== Data provided
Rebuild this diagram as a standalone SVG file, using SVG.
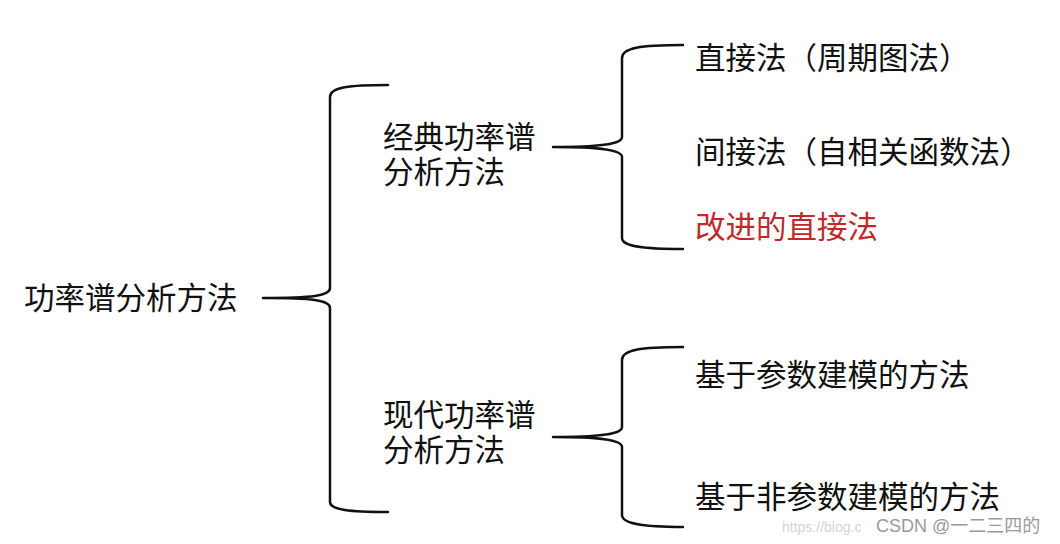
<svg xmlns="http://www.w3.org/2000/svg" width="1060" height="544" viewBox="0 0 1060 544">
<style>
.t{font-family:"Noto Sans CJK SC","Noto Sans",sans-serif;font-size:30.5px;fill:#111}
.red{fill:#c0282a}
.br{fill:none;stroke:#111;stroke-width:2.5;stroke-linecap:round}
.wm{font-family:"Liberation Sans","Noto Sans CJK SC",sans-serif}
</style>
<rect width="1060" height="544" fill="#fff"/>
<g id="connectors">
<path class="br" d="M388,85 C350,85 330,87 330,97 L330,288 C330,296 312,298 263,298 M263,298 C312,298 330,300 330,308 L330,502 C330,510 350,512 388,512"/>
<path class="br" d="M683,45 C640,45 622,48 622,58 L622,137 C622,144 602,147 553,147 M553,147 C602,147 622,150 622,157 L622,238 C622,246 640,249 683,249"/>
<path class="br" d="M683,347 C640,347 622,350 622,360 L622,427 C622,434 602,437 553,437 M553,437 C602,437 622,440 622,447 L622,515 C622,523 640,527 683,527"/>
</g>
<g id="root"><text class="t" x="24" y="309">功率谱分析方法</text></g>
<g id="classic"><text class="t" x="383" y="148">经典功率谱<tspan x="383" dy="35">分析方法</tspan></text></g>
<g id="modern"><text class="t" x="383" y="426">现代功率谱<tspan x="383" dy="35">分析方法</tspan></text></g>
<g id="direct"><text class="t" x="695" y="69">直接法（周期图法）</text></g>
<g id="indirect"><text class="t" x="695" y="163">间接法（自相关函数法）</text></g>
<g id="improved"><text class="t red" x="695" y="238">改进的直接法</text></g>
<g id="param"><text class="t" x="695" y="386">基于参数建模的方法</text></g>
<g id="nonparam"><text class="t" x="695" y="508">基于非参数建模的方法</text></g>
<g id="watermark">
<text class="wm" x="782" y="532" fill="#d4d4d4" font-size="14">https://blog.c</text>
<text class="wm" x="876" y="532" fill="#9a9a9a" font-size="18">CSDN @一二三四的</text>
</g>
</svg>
====
§ **Set problem**
Are you able to set down all the lines above exactly, without any pictures?

§ **Solution**
Rebuild this diagram as a standalone SVG file, using SVG.
<svg xmlns="http://www.w3.org/2000/svg" width="1060" height="544" viewBox="0 0 1060 544">
<style>
.t{font-family:"Noto Sans CJK SC","Noto Sans",sans-serif;font-size:30.5px;fill:#111}
.red{fill:#c0282a}
.br{fill:none;stroke:#111;stroke-width:2.5;stroke-linecap:round}
.wm{font-family:"Liberation Sans","Noto Sans CJK SC",sans-serif}
</style>
<rect width="1060" height="544" fill="#fff"/>
<g id="connectors">
<path class="br" d="M388,85 C350,85 330,87 330,97 L330,288 C330,296 312,298 263,298 M263,298 C312,298 330,300 330,308 L330,502 C330,510 350,512 388,512"/>
<path class="br" d="M683,45 C640,45 622,48 622,58 L622,137 C622,144 602,147 553,147 M553,147 C602,147 622,150 622,157 L622,238 C622,246 640,249 683,249"/>
<path class="br" d="M683,347 C640,347 622,350 622,360 L622,427 C622,434 602,437 553,437 M553,437 C602,437 622,440 622,447 L622,515 C622,523 640,527 683,527"/>
</g>
<g id="root"><text class="t" x="24" y="309">功率谱分析方法</text></g>
<g id="classic"><text class="t" x="383" y="148">经典功率谱<tspan x="383" dy="35">分析方法</tspan></text></g>
<g id="modern"><text class="t" x="383" y="426">现代功率谱<tspan x="383" dy="35">分析方法</tspan></text></g>
<g id="direct"><text class="t" x="695" y="69">直接法（周期图法）</text></g>
<g id="indirect"><text class="t" x="695" y="163">间接法（自相关函数法）</text></g>
<g id="improved"><text class="t red" x="695" y="238">改进的直接法</text></g>
<g id="param"><text class="t" x="695" y="386">基于参数建模的方法</text></g>
<g id="nonparam"><text class="t" x="695" y="508">基于非参数建模的方法</text></g>
<g id="watermark">
<text class="wm" x="782" y="532" fill="#d4d4d4" font-size="14">https://blog.c</text>
<text class="wm" x="876" y="532" fill="#9a9a9a" font-size="18">CSDN @一二三四的</text>
</g>
</svg>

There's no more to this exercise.